Although data and recent communication had hinted at no change in monetary policy, there were some apprehensions given Kuroda is famous for giving surprises to the market. However, the outcome carried his usual dovish tone, ensuring a smooth handover to incoming Governor Kazuo Ueda who has conveyed policy continuity in his first remarks after being nominated.

Growth and inflation dynamics do not support the case for immediate policy tweaks

The BOJ still stays on the transitory camp for inflation, with today’s statement again highlighting that cheap energy and fading hit from import prices will slow inflation, although it adds that prices will pick up again due to rising wages and changing expectations. Ueda has also signalled a similar narrative, suggesting that he does not see Japan’s inflation as structural or sustainable. Recent data has also shown some softening in Tokyo CPI for February, mainly due to government subsidy measures to keep utility bills from going through the roof.
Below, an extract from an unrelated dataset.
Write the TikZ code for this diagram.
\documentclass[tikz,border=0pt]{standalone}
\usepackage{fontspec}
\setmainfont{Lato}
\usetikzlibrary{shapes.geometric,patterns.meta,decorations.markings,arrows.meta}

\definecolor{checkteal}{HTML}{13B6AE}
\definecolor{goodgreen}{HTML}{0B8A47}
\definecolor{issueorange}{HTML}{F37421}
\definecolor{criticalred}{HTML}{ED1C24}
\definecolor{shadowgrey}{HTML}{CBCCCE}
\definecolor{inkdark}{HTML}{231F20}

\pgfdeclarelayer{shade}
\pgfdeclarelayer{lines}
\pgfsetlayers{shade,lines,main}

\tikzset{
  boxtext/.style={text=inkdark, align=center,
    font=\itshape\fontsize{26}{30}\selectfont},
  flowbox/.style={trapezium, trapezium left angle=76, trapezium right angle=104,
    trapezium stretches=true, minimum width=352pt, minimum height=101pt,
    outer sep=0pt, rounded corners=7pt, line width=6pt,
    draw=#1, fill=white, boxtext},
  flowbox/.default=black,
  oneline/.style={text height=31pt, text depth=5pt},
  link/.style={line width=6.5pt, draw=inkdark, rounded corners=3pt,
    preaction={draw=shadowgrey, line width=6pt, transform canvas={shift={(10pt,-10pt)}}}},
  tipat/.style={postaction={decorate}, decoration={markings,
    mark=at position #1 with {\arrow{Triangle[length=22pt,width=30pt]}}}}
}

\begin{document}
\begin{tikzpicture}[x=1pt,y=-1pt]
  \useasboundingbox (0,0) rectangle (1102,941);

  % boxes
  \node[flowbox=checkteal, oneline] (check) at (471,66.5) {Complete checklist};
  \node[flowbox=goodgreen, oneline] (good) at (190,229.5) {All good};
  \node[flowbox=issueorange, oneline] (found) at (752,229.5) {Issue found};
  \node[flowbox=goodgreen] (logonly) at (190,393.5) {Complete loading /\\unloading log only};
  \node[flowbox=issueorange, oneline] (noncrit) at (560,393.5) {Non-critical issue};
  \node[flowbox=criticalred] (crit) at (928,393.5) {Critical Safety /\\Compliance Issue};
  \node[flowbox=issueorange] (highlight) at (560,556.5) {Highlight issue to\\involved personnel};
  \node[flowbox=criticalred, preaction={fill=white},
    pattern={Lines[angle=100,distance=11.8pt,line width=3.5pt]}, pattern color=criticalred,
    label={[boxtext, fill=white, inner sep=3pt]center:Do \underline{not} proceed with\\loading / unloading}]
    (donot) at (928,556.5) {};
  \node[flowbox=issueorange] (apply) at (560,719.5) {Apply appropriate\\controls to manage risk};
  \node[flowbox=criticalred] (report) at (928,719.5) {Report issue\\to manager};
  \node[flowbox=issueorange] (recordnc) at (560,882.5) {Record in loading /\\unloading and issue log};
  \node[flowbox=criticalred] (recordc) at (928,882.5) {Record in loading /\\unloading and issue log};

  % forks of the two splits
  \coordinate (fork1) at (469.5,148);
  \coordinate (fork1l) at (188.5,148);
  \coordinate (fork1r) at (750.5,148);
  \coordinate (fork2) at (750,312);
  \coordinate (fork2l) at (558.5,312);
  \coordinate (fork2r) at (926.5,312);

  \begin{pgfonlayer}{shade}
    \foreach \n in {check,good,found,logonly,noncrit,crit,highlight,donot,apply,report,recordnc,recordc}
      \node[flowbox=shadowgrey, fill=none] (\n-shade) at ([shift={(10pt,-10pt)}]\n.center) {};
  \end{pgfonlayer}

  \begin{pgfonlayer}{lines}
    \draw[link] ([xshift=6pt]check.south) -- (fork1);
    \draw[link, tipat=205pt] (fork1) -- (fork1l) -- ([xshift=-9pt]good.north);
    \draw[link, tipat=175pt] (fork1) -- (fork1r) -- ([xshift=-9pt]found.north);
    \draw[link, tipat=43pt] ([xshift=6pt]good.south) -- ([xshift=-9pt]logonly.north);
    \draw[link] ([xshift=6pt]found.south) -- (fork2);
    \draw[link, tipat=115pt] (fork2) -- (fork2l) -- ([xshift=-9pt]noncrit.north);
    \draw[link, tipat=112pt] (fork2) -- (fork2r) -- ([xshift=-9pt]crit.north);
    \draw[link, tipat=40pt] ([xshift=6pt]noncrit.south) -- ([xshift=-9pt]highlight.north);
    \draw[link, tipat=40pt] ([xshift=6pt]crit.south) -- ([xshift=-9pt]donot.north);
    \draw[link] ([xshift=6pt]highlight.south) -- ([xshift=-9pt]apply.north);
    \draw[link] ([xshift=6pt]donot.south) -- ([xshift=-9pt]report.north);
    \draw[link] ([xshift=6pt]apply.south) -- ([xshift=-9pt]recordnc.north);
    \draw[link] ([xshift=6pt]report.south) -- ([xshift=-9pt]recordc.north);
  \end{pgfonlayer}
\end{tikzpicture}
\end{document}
Further measures from PM Kishida to ease cost of living pressures may continue to point towards easing inflation pressures, but wages are being pushed higher as well as companies announce wage hikes on political push, and the evolution of both wages and inflation will be key to watch to gauge how BOJ policy can change under the new Governor.

Meanwhile, growth momentum is weakening and the BOJ policy sounded a caution on exports and production although the overall economic assessment was left unchanged. Still, the recent downside surprises in GDP growth, household spending and wage growth continue to suggest that it will be tough for the BOJ to pare stimulus in the near future.
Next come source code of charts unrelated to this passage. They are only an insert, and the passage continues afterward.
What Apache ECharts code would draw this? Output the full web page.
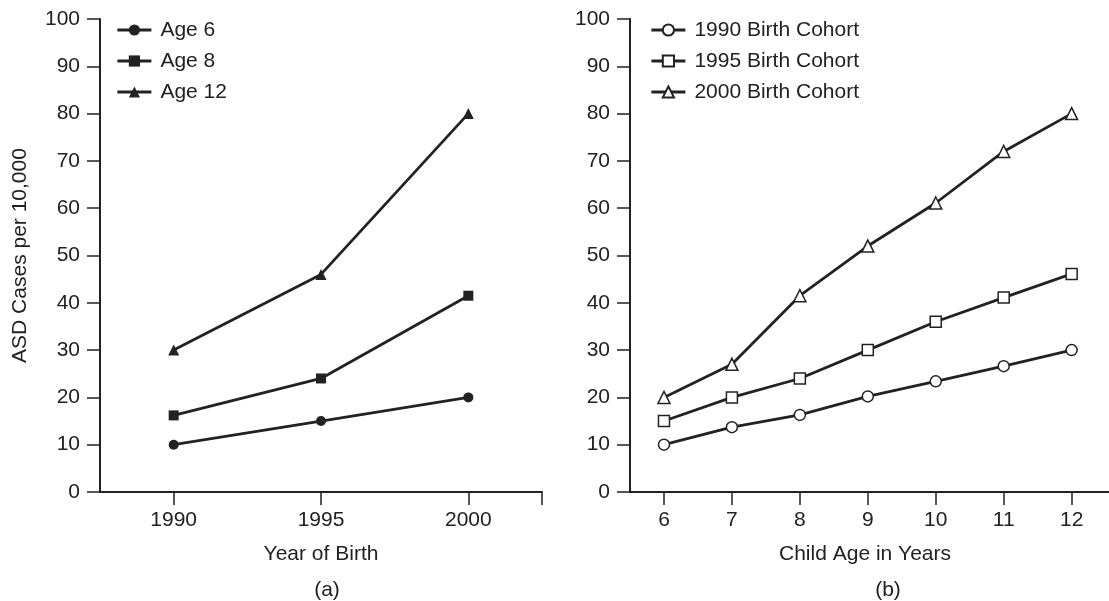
<!DOCTYPE html>
<html>
<head>
<meta charset="utf-8">
<script src="https://cdn.jsdelivr.net/npm/echarts@6/dist/echarts.min.js"></script>
<style>
html,body{margin:0;padding:0;background:#fff;}
#chart{width:1109px;height:601px;}
</style>
</head>
<body>
<div id="chart"></div>
<script>
// ---- Data ----
const yearsOfBirth = [1990, 1995, 2000];
const age6 = [10, 15, 20];
const age8 = [16.2, 24, 41.5];
const age12 = [30, 46, 80];

const childAges = [6, 7, 8, 9, 10, 11, 12];
const cohort1990 = [10, 13.7, 16.3, 20.2, 23.4, 26.6, 30];
const cohort1995 = [15, 20, 24, 30, 36, 41.1, 46.1];
const cohort2000 = [20, 27, 41.5, 52, 61.1, 72, 80];

const leftTickValues = [1990, 1995, 2000, 2002.5];

const INK = '#222';
const FONT = 'Liberation Sans, Arial, Helvetica, sans-serif';

function pairs(xs, ys) { return xs.map((x, i) => [x, ys[i]]); }

function yAxisCfg(idx, withName) {
  return {
    type: 'value', gridIndex: idx, min: 0, max: 100, interval: 10,
    name: withName ? 'ASD Cases per 10,000' : '',
    nameLocation: 'middle', nameGap: 69,
    nameTextStyle: { fontSize: 21, color: INK, fontFamily: FONT },
    axisLine: { show: true, lineStyle: { color: INK, width: 2 } },
    axisTick: { show: true, length: 13, inside: false, lineStyle: { color: INK, width: 1.5 } },
    axisLabel: { fontSize: 21, color: INK, fontFamily: FONT, margin: 20 },
    splitLine: { show: false }
  };
}

function lineSeries(name, xi, data, symbol, size, filled) {
  return {
    name, type: 'line', xAxisIndex: xi, yAxisIndex: xi, data,
    symbol, symbolSize: size, showSymbol: true,
    lineStyle: { color: INK, width: 2.8 },
    itemStyle: filled
      ? { color: INK, borderColor: INK, borderWidth: 0 }
      : { color: '#fff', borderColor: INK, borderWidth: 1.5 },
    z: 3
  };
}

const legendText = { fontSize: 21, color: INK, fontFamily: FONT, lineHeight: 22, padding: [0, 0, 0, 4] };

const chart = echarts.init(document.getElementById('chart'), null, { renderer: 'canvas' });
chart.setOption({
  backgroundColor: '#fff',
  animation: false,
  textStyle: { fontFamily: FONT, color: INK },
  title: [
    { text: '(a)', left: 322, top: 575, textAlign: 'center',
      textStyle: { fontSize: 21, fontWeight: 'normal', color: INK, fontFamily: FONT } },
    { text: '(b)', left: 883, top: 575, textAlign: 'center',
      textStyle: { fontSize: 21, fontWeight: 'normal', color: INK, fontFamily: FONT } }
  ],
  legend: [
    { data: ['Age 6', 'Age 8', 'Age 12'], orient: 'vertical', left: 116, top: 19, padding: 0,
      itemWidth: 34, itemHeight: 14, itemGap: 9,
      lineStyle: { width: 2.8, color: INK },
      textStyle: legendText },
    { data: ['1990 Birth Cohort', '1995 Birth Cohort', '2000 Birth Cohort'], orient: 'vertical', left: 650, top: 19, padding: 0,
      itemWidth: 34, itemHeight: 14, itemGap: 9,
      lineStyle: { width: 2.8, color: INK },
      textStyle: legendText }
  ],
  grid: [
    { left: 100, top: 19, width: 442, height: 473 },
    { left: 630, top: 19, width: 479, height: 473 }
  ],
  xAxis: [
    {
      type: 'value', gridIndex: 0, min: 1987.5, max: 2002.5,
      name: 'Year of Birth', nameLocation: 'middle', nameGap: 52,
      nameTextStyle: { fontSize: 21, color: INK, fontFamily: FONT },
      axisLine: { show: true, lineStyle: { color: INK, width: 2 } },
      axisTick: { show: true, length: 13, customValues: leftTickValues, lineStyle: { color: INK, width: 1.5 } },
      axisLabel: { fontSize: 21, color: INK, fontFamily: FONT, margin: 18, customValues: yearsOfBirth,
        formatter: v => String(v) },
      splitLine: { show: false }
    },
    {
      type: 'value', gridIndex: 1, min: 5.5, max: 12.55,
      name: 'Child Age in Years', nameLocation: 'middle', nameGap: 52,
      nameTextStyle: { fontSize: 21, color: INK, fontFamily: FONT, padding: [0, 0, 0, -9] },
      axisLine: { show: true, lineStyle: { color: INK, width: 2 } },
      axisTick: { show: true, length: 13, customValues: childAges, lineStyle: { color: INK, width: 1.5 } },
      axisLabel: { fontSize: 21, color: INK, fontFamily: FONT, margin: 18, customValues: childAges,
        formatter: v => String(v) },
      splitLine: { show: false }
    }
  ],
  yAxis: [yAxisCfg(0, true), yAxisCfg(1, false)],
  series: [
    lineSeries('Age 6', 0, pairs(yearsOfBirth, age6), 'circle', 10, true),
    lineSeries('Age 8', 0, pairs(yearsOfBirth, age8), 'rect', 10, true),
    lineSeries('Age 12', 0, pairs(yearsOfBirth, age12), 'triangle', 11, true),
    lineSeries('1990 Birth Cohort', 1, pairs(childAges, cohort1990), 'circle', 11, false),
    lineSeries('1995 Birth Cohort', 1, pairs(childAges, cohort1995), 'rect', 11, false),
    lineSeries('2000 Birth Cohort', 1, pairs(childAges, cohort2000), 'triangle', 12, false)
  ]
});
</script>
</body>
</html>
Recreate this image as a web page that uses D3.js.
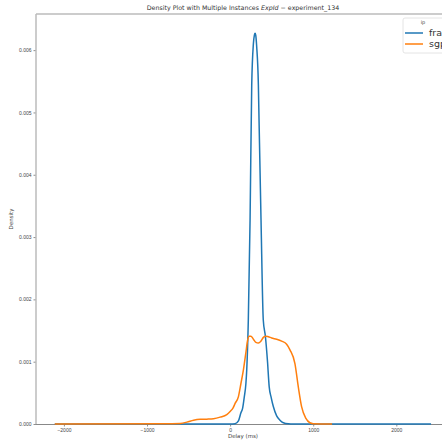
<!DOCTYPE html>
<html>
<head>
<meta charset="utf-8">
<script src="https://cdn.jsdelivr.net/npm/d3@7"></script>
<style>
  body { margin: 0; background: #fff; }
  svg { display: block; font-family: "DejaVu Sans", sans-serif; }
</style>
</head>
<body>
<div id="chart"></div>
<script>
// instances (legend "ip")
const instances = ["fra", "sgp"]
const colors = ["#1f77b4", "#ff7f0e"]

// delay (ms) / density
const fraDelay   = [-2110, 0, 60, 100, 130, 150, 171, 190, 200, 219, 240, 260, 280, 292, 300, 308, 320, 340, 348, 372, 399, 425, 450, 470, 495, 520, 560, 600, 640, 700, 760, 2418]
const fraDensity = [0, 0, 0.000005, 0.00005, 0.00018, 0.00025, 0.00044, 0.00065, 0.00087, 0.00167, 0.00327, 0.00544, 0.0061, 0.00624, 0.00627, 0.00624, 0.00605, 0.00544, 0.00488, 0.00327, 0.00167, 0.0014, 0.001, 0.0006, 0.00042, 0.00028, 0.00013, 0.00006, 0.00002, 0.000003, 0, 0]

const sgpDelay   = [-2110, -800, -600, -520, -440, -360, -280, -200, -120, -40, 0, 36, 60, 100, 130, 160, 190, 210, 230, 250, 280, 310, 340, 370, 400, 430, 460, 500, 560, 620, 680, 720, 780, 820, 860, 912, 960, 1000, 1227]
const sgpDensity = [0, 0.000003, 0.00001, 0.00003, 0.00006, 0.000075, 0.000078, 0.000085, 0.00011, 0.00015, 0.0002, 0.00026, 0.00033, 0.00044, 0.00065, 0.00087, 0.00115, 0.00134, 0.00141, 0.00141, 0.00136, 0.00131, 0.0013, 0.00133, 0.00139, 0.00141, 0.0014, 0.00138, 0.00136, 0.00133, 0.00128, 0.00119, 0.00097, 0.0006, 0.00028, 0.00009, 0.00002, 0.000005, 0]

const xTicks = [-2000, -1000, 0, 1000, 2000]
const yTicks = [0, 0.001, 0.002, 0.003, 0.004, 0.005, 0.006]

const width = 442, height = 441
const margin = { top: 14, left: 36, right: 450, bottom: 424 }

const svg = d3.select("#chart").append("svg")
    .attr("width", width)
    .attr("height", height)

const x = d3.scaleLinear().domain([-2336, 2646]).range([margin.left, margin.right])
const y = d3.scaleLinear().domain([0, 0.00658]).range([margin.bottom, margin.top])

// axes
const xAxis = svg.append("g")
    .attr("transform", `translate(0, ${margin.bottom})`)
    .call(d3.axisBottom(x).tickValues(xTicks).tickSize(2.5).tickPadding(2)
        .tickFormat(d => d < 0 ? "\u2212" + Math.abs(d) : d))
const yAxis = svg.append("g")
    .attr("transform", `translate(${margin.left}, 0)`)
    .call(d3.axisLeft(y).tickValues(yTicks).tickSize(2.5).tickPadding(2)
        .tickFormat(d3.format(".3f")))

for (const ax of [xAxis, yAxis]) {
    ax.select(".domain").remove()
    ax.selectAll(".tick line").attr("stroke", "#444").attr("stroke-width", 0.6)
    ax.selectAll(".tick text").attr("fill", "#444").style("font-size", "5px")
}

// spines
svg.append("line").attr("x1", margin.left).attr("x2", margin.right)
    .attr("y1", margin.top).attr("y2", margin.top)
    .attr("stroke", "#bbb").attr("stroke-width", 1.5)
svg.append("line").attr("x1", margin.left).attr("x2", margin.left)
    .attr("y1", margin.top).attr("y2", margin.bottom)
    .attr("stroke", "#bbb").attr("stroke-width", 1.5)
svg.append("line").attr("x1", margin.right).attr("x2", margin.right)
    .attr("y1", margin.top).attr("y2", margin.bottom)
    .attr("stroke", "#bbb").attr("stroke-width", 1.5)
svg.append("line").attr("x1", margin.left).attr("x2", margin.right)
    .attr("y1", margin.bottom + 0.5).attr("y2", margin.bottom + 0.5)
    .attr("stroke", "#888").attr("stroke-width", 1)

// density lines
const line = d3.line()
    .x(d => x(d[0]))
    .y(d => y(d[1]))
    .curve(d3.curveMonotoneX)

const series = [
    d3.zip(fraDelay, fraDensity),
    d3.zip(sgpDelay, sgpDensity)
]

svg.selectAll(".kde")
    .data(series)
    .enter()
    .append("path")
    .attr("class", "kde")
    .attr("d", line)
    .attr("fill", "none")
    .attr("stroke", (d, i) => colors[i])
    .attr("stroke-width", 1.5)
    .attr("stroke-linejoin", "round")

// labels
svg.append("text")
    .attr("x", 243).attr("y", 10)
    .attr("text-anchor", "middle")
    .style("font-size", "6.3px").attr("fill", "#333")
    .call(t => {
        t.append("tspan").text("Density Plot with Multiple Instances ")
        t.append("tspan").style("font-style", "italic").text("ExpId")
        t.append("tspan").text(" \u2212 experiment_134")
    })

svg.append("text")
    .attr("x", 243).attr("y", 438)
    .attr("text-anchor", "middle")
    .style("font-size", "5.5px").attr("fill", "#444")
    .text("Delay (ms)")

svg.append("text")
    .attr("transform", "translate(13, 219) rotate(-90)")
    .attr("text-anchor", "middle")
    .style("font-size", "5.5px").attr("fill", "#444")
    .text("Density")

// legend
const legend = svg.append("g").attr("transform", "translate(403, 18)")
legend.append("rect")
    .attr("width", 60).attr("height", 35).attr("rx", 2)
    .attr("fill", "#fff").attr("fill-opacity", 0.8)
    .attr("stroke", "#ddd").attr("stroke-width", 0.8)
legend.append("text")
    .attr("x", 20).attr("y", 6)
    .attr("text-anchor", "middle")
    .style("font-size", "5px").attr("fill", "#444")
    .text("ip")

const item = legend.selectAll(".item")
    .data(instances)
    .enter()
    .append("g")
    .attr("class", "item")
    .attr("transform", (d, i) => `translate(0, ${15 + i * 11})`)
item.append("line")
    .attr("x1", 2).attr("x2", 20)
    .attr("stroke", (d, i) => colors[i])
    .attr("stroke-width", 1.5)
item.append("text")
    .attr("x", 26).attr("y", 3.3)
    .style("font-size", "9.5px").attr("fill", "#333")
    .text(d => d)
</script>
</body>
</html>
Market entering panic mode

While the BOJ stayed short of invoking market fears, other global developments have been pointing towards a risk of crisis. Silvergate Capital Corp.’s abrupt shutdown and SVB Financial Group’s hasty fundraising have sent the US banks and the KBW Bank Index plummeting. This together with the expectation of faster tightening from the Federal Reserve and the deepest inversion of the Treasury yield curve is invoking concerns of a deep incoming recession.

Source: Bloomberg, Saxo

Key concerns stem from the reason SVB gave for needing to raise capital – startups pulling out cash deposits. This is mainly driven by venture-backed technology and health-care companies that went public last year, and questions are now being raised if SVB is just the tip of the iceberg as higher interest rates continue to push valuations lower presenting broader risks for lenders.
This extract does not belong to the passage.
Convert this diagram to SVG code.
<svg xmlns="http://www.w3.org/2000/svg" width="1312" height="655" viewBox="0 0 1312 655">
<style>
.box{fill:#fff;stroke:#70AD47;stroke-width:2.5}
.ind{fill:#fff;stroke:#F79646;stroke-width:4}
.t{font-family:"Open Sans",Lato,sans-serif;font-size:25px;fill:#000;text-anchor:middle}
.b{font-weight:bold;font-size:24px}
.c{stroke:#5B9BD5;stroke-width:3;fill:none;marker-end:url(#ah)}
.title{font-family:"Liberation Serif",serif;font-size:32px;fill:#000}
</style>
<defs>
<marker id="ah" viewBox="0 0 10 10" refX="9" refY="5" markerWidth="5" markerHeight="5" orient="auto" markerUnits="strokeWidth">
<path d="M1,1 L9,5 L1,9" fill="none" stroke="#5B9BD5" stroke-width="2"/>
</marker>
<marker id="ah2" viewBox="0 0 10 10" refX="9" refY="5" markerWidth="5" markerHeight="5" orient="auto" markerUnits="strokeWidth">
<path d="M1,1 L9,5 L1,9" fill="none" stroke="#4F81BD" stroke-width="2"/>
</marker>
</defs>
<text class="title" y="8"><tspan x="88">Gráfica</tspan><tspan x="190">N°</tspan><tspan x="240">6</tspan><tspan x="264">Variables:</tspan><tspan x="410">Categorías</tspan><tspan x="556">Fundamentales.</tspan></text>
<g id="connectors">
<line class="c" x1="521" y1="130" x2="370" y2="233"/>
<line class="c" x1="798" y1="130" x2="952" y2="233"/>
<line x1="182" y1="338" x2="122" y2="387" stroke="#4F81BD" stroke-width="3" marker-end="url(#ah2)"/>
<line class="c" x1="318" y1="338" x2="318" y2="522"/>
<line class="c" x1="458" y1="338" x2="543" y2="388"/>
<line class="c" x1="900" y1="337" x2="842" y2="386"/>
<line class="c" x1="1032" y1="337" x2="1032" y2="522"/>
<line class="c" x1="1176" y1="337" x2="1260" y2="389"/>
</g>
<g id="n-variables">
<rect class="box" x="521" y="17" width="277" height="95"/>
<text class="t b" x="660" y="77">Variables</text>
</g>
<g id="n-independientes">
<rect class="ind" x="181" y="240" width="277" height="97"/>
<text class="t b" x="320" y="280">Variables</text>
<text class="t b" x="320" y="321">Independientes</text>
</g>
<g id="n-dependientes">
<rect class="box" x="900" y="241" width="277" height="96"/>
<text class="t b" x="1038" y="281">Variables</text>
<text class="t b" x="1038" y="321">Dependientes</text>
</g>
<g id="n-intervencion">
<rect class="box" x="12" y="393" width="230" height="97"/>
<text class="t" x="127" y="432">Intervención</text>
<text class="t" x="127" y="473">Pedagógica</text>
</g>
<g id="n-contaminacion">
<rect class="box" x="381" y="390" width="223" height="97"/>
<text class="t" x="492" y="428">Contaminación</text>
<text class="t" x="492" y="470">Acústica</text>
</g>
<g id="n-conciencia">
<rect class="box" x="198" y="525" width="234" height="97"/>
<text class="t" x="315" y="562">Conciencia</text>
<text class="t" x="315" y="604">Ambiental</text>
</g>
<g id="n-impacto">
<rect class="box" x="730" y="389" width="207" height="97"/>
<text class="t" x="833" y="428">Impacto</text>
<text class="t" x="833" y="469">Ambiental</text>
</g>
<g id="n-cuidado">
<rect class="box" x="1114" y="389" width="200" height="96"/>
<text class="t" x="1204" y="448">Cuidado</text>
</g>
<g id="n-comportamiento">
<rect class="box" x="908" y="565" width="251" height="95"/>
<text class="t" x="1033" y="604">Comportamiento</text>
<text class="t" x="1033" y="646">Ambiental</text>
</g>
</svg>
The MSCI Asia Pacific Index dropped as much as 2% on Friday, dragged down by financial shares, keeping the risk-off sentiment alive. China reopening is also still in its early stages and data has been mixed, suggesting lack of catalysts to continue to drive a recovery, and Chinese stocks erased most of 2023 gains in light of the deteriorating risk sentiment. Japanese equities also slipped by 1.5% despite the ultra-loose monetary policy conditions being maintained.

Overall sentiment appears fragile with equities plunging and rate hikes getting priced out as investors flock to bonds in a bid for safe havens.

Yen direction unclear

Domestically, the incoming growth and inflation data, including the outcome of the spring wage negotiations, remains key to watch to assess if Ueda could consider policy normalization, given that he exhibited an openness to being flexible in addition to his message on policy continuity at the testimony last month. Still the message on flexibility was more directed towards responding to market disorders, and there is unlikely to be a pressing need for policy tightening unless inflation takes an ugly turn again.

This means the forthcoming data from the US, particularly the NFP jobs data and the February CPI, will be key to cement the case for a 50bps rate hike from the Fed this month and the primary driver for the Japanese yen in the short run. The base case remains for the data to remain hot, and even if we still get a 25bps rate hike in March, the possibility of the dot plot being revised upwards is high. This could push USDJPY towards the 140 mark.

However, the added concerns over the US banking sector spurring broader risk aversion could bring the yen support in focus. Depending on how far the SVB fallout extends, the yen’s safe haven bid could return and USDJPY could fall. Japanese stocks could remain interesting as monetary policy stays loose, provided the deterioration in global risk sentiment is contained.